Global Diversification

Global diversification refers to investing in a wide range of assets across various geographic regions worldwide. It’s based on the idea that different economies and markets perform differently.  Investing globally can reduce the risk of exposure to any region or market.

By investing in a range of assets across different regions, dentists can benefit from the growth of economies and markets outside of their local area, which can help offset any declines in their local market.

Low fees

Dentists already face significant operating costs in their practice. Like those costs reduce your profits, high fees charged by mutual funds and other investments can erode your returns.

Index and exchange-traded funds (ETFs) typically have lower fees than actively managed funds.

Actively managed funds require a team of investment professionals who continuously research, analyze, and trade securities in an attempt to outperform a benchmark index or achieve higher returns than the market. These professionals charge high fees to cover the costs of their research and management.

Index funds and ETFs track a benchmark index like the S&P 500. They don’t require as much management or research, so their fees are lower. These funds also incur fewer transaction costs because they don’t frequently buy and sell securities, contributing to their lower fees.
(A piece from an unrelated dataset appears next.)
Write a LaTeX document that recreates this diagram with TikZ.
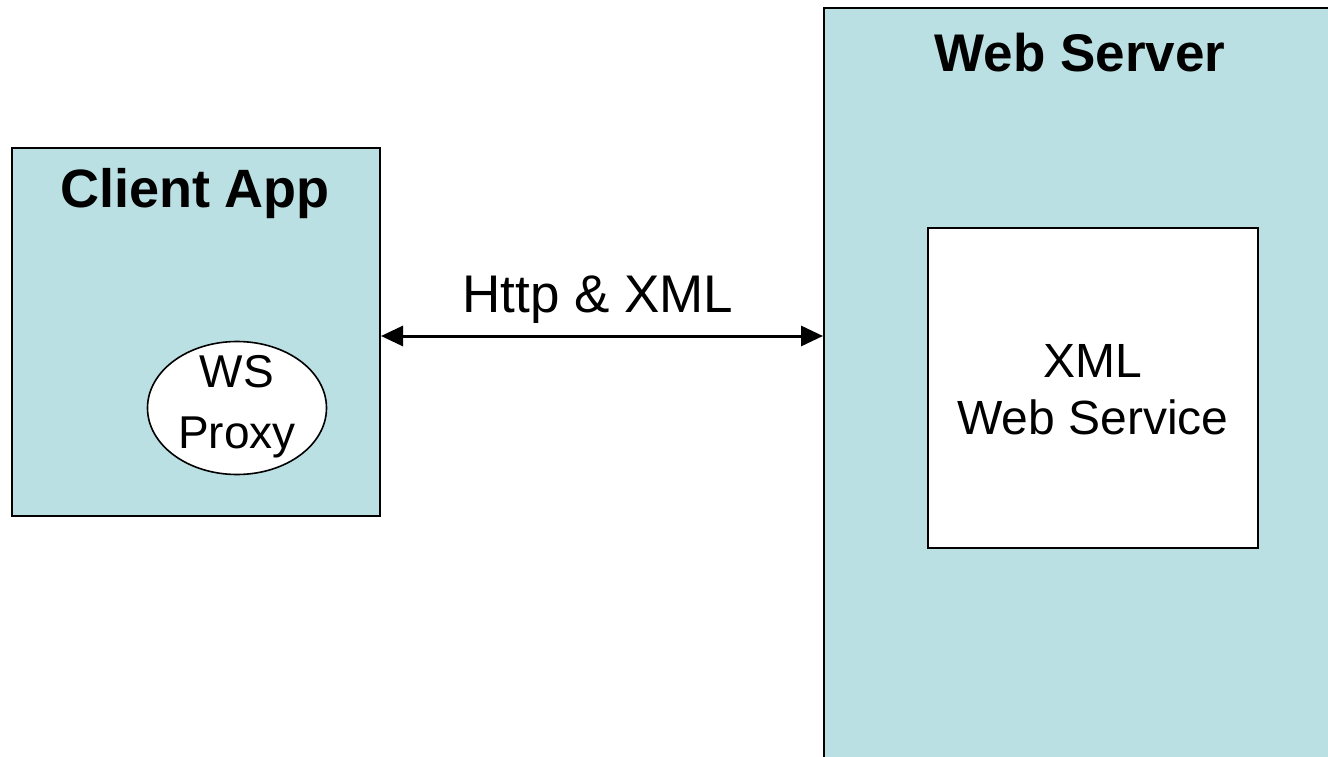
\documentclass[tikz,border=0pt]{standalone}
\usepackage{fontspec}
\setmainfont{Liberation Sans}
\usetikzlibrary{arrows.meta,shapes.geometric}
\definecolor{tierfill}{RGB}{186,224,227}
\tikzset{
  tier/.style={draw=black, line width=2pt, fill=tierfill, rectangle, inner sep=0pt},
  inner/.style={draw=black, line width=1.6pt, fill=white, rectangle, inner sep=0pt},
  proxy/.style={draw=black, line width=1.6pt, fill=white, ellipse, inner sep=0pt,
                minimum width=179pt, minimum height=133pt},
  title/.style={font=\fontsize{52}{60}\selectfont\bfseries},
  body/.style={font=\fontsize{46}{56}\selectfont, align=center},
  link/.style={line width=3pt, {Triangle[length=22pt,width=20pt]}-{Triangle[length=22pt,width=20pt]}}
}
\begin{document}
\begin{tikzpicture}[x=1pt, y=-1pt]
  \useasboundingbox (0,0) rectangle (1328,757);
  \clip (0,0) rectangle (1328,757);

  % client side
  \node[tier, minimum width=368pt, minimum height=368pt] (client) at (196,332) {};
  \node[title, font=\fontsize{54}{60}\selectfont\bfseries] (clienttitle) at (195,194) {Client App};
  \node[proxy] (proxy) at (237,408) {};
  \node[body, font=\fontsize{46}{61}\selectfont] (proxytext) at (237,407) {WS\\Proxy};

  % server side (runs past the right and bottom edges)
  \node[tier, minimum width=516pt, minimum height=762pt] (server) at (1082,389) {};
  \node[title, font=\fontsize{53}{60}\selectfont\bfseries] (servertitle) at (1080,53) {Web Server};
  \node[inner, minimum width=330pt, minimum height=320pt] (service) at (1093,388) {};
  \node[body, font=\fontsize{48}{57}\selectfont] (servicetext) at (1093,390) {XML\\Web Service};

  % connection
  \coordinate (linky) at (0,336);
  \draw[link] (client.east |- linky) -- (server.west |- linky);
  \node[body, font=\fontsize{53}{60}\selectfont] (linklabel) at (598,300) {Http \& XML};
\end{tikzpicture}
\end{document}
A competent advisor is familiar with research showing that low-fee funds will likely outperform higher-fee funds.

These advisors are guided by this wisdom from Vanguard founder John Bogle:

“In investing, you get what you don’t pay for. Costs matter. So intelligent investors will use low-cost index funds to build a diversified portfolio of stocks and bonds, and they will stay the course. And they won’t be foolish enough to think that they can consistently outsmart the market.”

Factor-Based Investing

Factor-based investing is a strategy that targets specific return drivers, like company size and value, to enhance long-term returns potentially. It’s supported by extensive academic research, which has shown that tilting a portfolio towards small-cap and value stocks may lead to better performance over the long term.
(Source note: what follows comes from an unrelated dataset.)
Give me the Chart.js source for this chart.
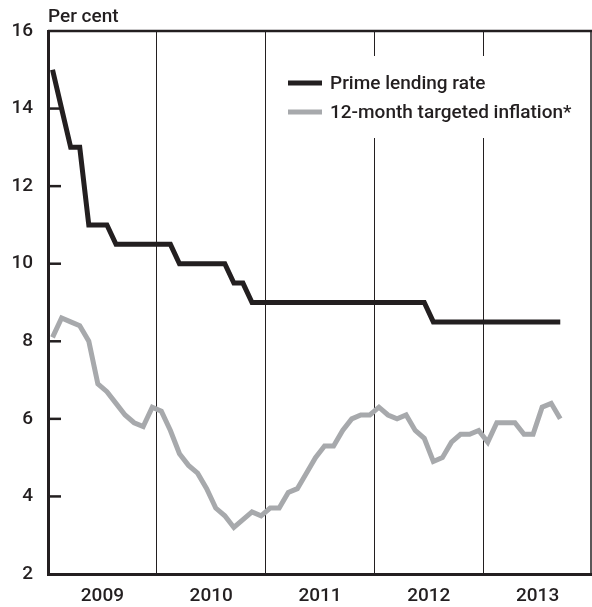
<!DOCTYPE html>
<html>
<head>
<meta charset="utf-8">
<title>Prime lending rate and targeted inflation</title>
<script src="https://cdn.jsdelivr.net/npm/chart.js@4/dist/chart.umd.min.js"></script>
<style>
    html, body { margin: 0; padding: 0; background: #fff; }
    #wrap { width: 592px; height: 607px; }
</style>
</head>
<body>
<div id="wrap"><canvas id="chrt" width="592" height="607"></canvas></div>
<script>
"use strict";

// monthly, Jan 2009 .. Sep 2013
const years = ["2009", "2010", "2011", "2012", "2013"];
const primeRate = [
    15, 14, 13, 13, 11, 11, 11, 10.5, 10.5, 10.5, 10.5, 10.5,
    10.5, 10.5, 10, 10, 10, 10, 10, 10, 9.5, 9.5, 9, 9,
    9, 9, 9, 9, 9, 9, 9, 9, 9, 9, 9, 9,
    9, 9, 9, 9, 9, 9, 8.5, 8.5, 8.5, 8.5, 8.5, 8.5,
    8.5, 8.5, 8.5, 8.5, 8.5, 8.5, 8.5, 8.5, 8.5
];
const inflation = [
    8.1, 8.6, 8.5, 8.4, 8.0, 6.9, 6.7, 6.4, 6.1, 5.9, 5.8, 6.3,
    6.2, 5.7, 5.1, 4.8, 4.6, 4.2, 3.7, 3.5, 3.2, 3.4, 3.6, 3.5,
    3.7, 3.7, 4.1, 4.2, 4.6, 5.0, 5.3, 5.3, 5.7, 6.0, 6.1, 6.1,
    6.3, 6.1, 6.0, 6.1, 5.7, 5.5, 4.9, 5.0, 5.4, 5.6, 5.6, 5.7,
    5.4, 5.9, 5.9, 5.9, 5.6, 5.6, 6.3, 6.4, 6.0
];
const seriesNames = ["Prime lending rate", "12-month targeted inflation*"];
const seriesColours = ["#231f20", "#a7a9ac"];
const yTicks = [2, 4, 6, 8, 10, 12, 14, 16];

const ink = "#231f20";
const fontFamily = "Roboto, 'Liberation Sans', Arial, sans-serif";
const fontWeight = 500;
const fontSize = 19;

function monthly(values) {
    // month i is drawn in the middle of its month slot
    return values.map(function(v, i) {
        return { x: i + 0.5, y: v };
    });
}

const extras = {
    id: "extras",
    beforeDatasetsDraw: function(chart) {
        let ctx = chart.ctx;
        let area = chart.chartArea;
        let yScale = chart.scales.y;
        ctx.save();
        ctx.strokeStyle = ink;
        // inward tick marks on the left axis
        ctx.lineWidth = 2.5;
        yTicks.forEach(function(v) {
            if (v <= yScale.min || v >= yScale.max) return;
            let py = yScale.getPixelForValue(v);
            ctx.beginPath();
            ctx.moveTo(area.left, py);
            ctx.lineTo(area.left + 13, py);
            ctx.stroke();
        });
        // top and right frame
        ctx.lineWidth = 2.5;
        ctx.beginPath();
        ctx.moveTo(area.left, area.top);
        ctx.lineTo(area.right, area.top);
        ctx.stroke();
        ctx.lineWidth = 1.5;
        ctx.beginPath();
        ctx.moveTo(area.right - 1, area.top);
        ctx.lineTo(area.right - 1, area.bottom);
        ctx.stroke();
        // unit label
        ctx.fillStyle = ink;
        ctx.font = fontWeight + " " + fontSize + "px " + fontFamily;
        ctx.textAlign = "left";
        ctx.textBaseline = "middle";
        ctx.fillText("Per cent", area.left, area.top - 14);
        ctx.restore();
    },
    afterDatasetsDraw: function(chart) {
        let ctx = chart.ctx;
        let area = chart.chartArea;
        let boxLeft = area.left + 232;
        let boxTop = area.top + 25;
        ctx.save();
        ctx.fillStyle = "#fff";
        ctx.fillRect(boxLeft, boxTop, area.right - 2 - boxLeft, 82);
        ctx.font = fontWeight + " " + fontSize + "px " + fontFamily;
        ctx.textAlign = "left";
        ctx.textBaseline = "middle";
        chart.data.datasets.forEach(function(ds, i) {
            let py = boxTop + 27 + i * 29;
            ctx.strokeStyle = ds.borderColor;
            ctx.lineWidth = 5;
            ctx.beginPath();
            ctx.moveTo(boxLeft + 8, py);
            ctx.lineTo(boxLeft + 42, py);
            ctx.stroke();
            ctx.fillStyle = ink;
            ctx.fillText(ds.label, boxLeft + 50, py + 1);
        });
        ctx.restore();
    }
};

new Chart(document.getElementById("chrt"), {
    type: "line",
    data: {
        datasets: [ {
            label: seriesNames[0],
            data: monthly(primeRate),
            borderColor: seriesColours[0],
            backgroundColor: seriesColours[0],
            borderWidth: 5,
            pointRadius: 0,
            tension: 0
        }, {
            label: seriesNames[1],
            data: monthly(inflation),
            borderColor: seriesColours[1],
            backgroundColor: seriesColours[1],
            borderWidth: 5,
            pointRadius: 0,
            tension: 0
        } ]
    },
    options: {
        responsive: false,
        animation: false,
        events: [],
        layout: {
            padding: { top: 31, right: 0, left: 0, bottom: 0 }
        },
        plugins: {
            legend: { display: false },
            tooltip: { enabled: false }
        },
        scales: {
            x: {
                type: "linear",
                min: 0,
                max: years.length * 12,
                afterBuildTicks: function(scale) {
                    let ticks = [];
                    for (let m = 0; m <= years.length * 12; m += 6) ticks.push({ value: m });
                    scale.ticks = ticks;
                },
                afterFit: function(scale) {
                    scale.height = 33;
                    scale.paddingLeft = 0;
                    scale.paddingRight = 0;
                },
                grid: {
                    drawTicks: false,
                    lineWidth: 1,
                    color: function(c) {
                        return c.tick && c.tick.value % 12 === 0 ? ink : "rgba(0,0,0,0)";
                    }
                },
                border: { display: true, color: ink, width: 3 },
                ticks: {
                    autoSkip: false,
                    maxRotation: 0,
                    padding: 11,
                    color: ink,
                    font: { family: fontFamily, size: fontSize, weight: fontWeight },
                    callback: function(v) {
                        return v % 12 === 6 ? years[(v - 6) / 12] : "";
                    }
                }
            },
            y: {
                min: yTicks[0],
                max: yTicks[yTicks.length - 1],
                afterBuildTicks: function(scale) {
                    scale.ticks = yTicks.map(function(v) { return { value: v }; });
                },
                afterFit: function(scale) {
                    scale.width = 48;
                },
                grid: { display: false, drawTicks: false },
                border: { display: true, color: ink, width: 3 },
                ticks: {
                    padding: 15,
                    color: ink,
                    font: { family: fontFamily, size: fontSize, weight: fontWeight }
                }
            }
        }
    },
    plugins: [ extras ]
});
</script>
</body>
</html>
Financial advisors apply these academic insights to real-world investment strategies to create portfolios optimized for long-term growth.

Factor-based investing can appeal to dentists looking to build wealth over the long term.

Because these strategies are based on academic research, they tend to be more disciplined and structured than traditional active management approaches.

Alternative Investments

Alternative investments are a category of investments that fall outside the traditional asset classes of stocks, bonds, and cash. They include real estate, commodities, hedge funds, private equity, private credit and infrastructure.

Alternative investments often correlate less to the stock and bond markets, which can provide diversification benefits. They can also be more complex and illiquid, requiring more management expertise.

Dentists may consider alternative investments in an overall investment strategy attractive as alternatives can help provide additional and unique sources of risk and potential return to traditional investments like stocks and bonds.  

Some alternative investments come with a higher level of risk. They are often less regulated than traditional investments and can be illiquid, meaning it can be challenging to sell them if you need to access your money quickly. More recently however asset managers have made alternative investments more accessible either through mutual fund or interval fund forms.  Be sure to understand the trade off of what you’re paying for and potential benefit.  

A qualified investment advisor can evaluate these issues and determine whether exposure to alternative investments is suitable for your portfolio.

Final thoughts

For dentists looking to build wealth, a multifaceted approach rooted in academically backed investment principles can offer a pathway to financial security. By taking a well-informed, evidence-based approach to investing, you can work towards a future as secure as the smiles you help maintain.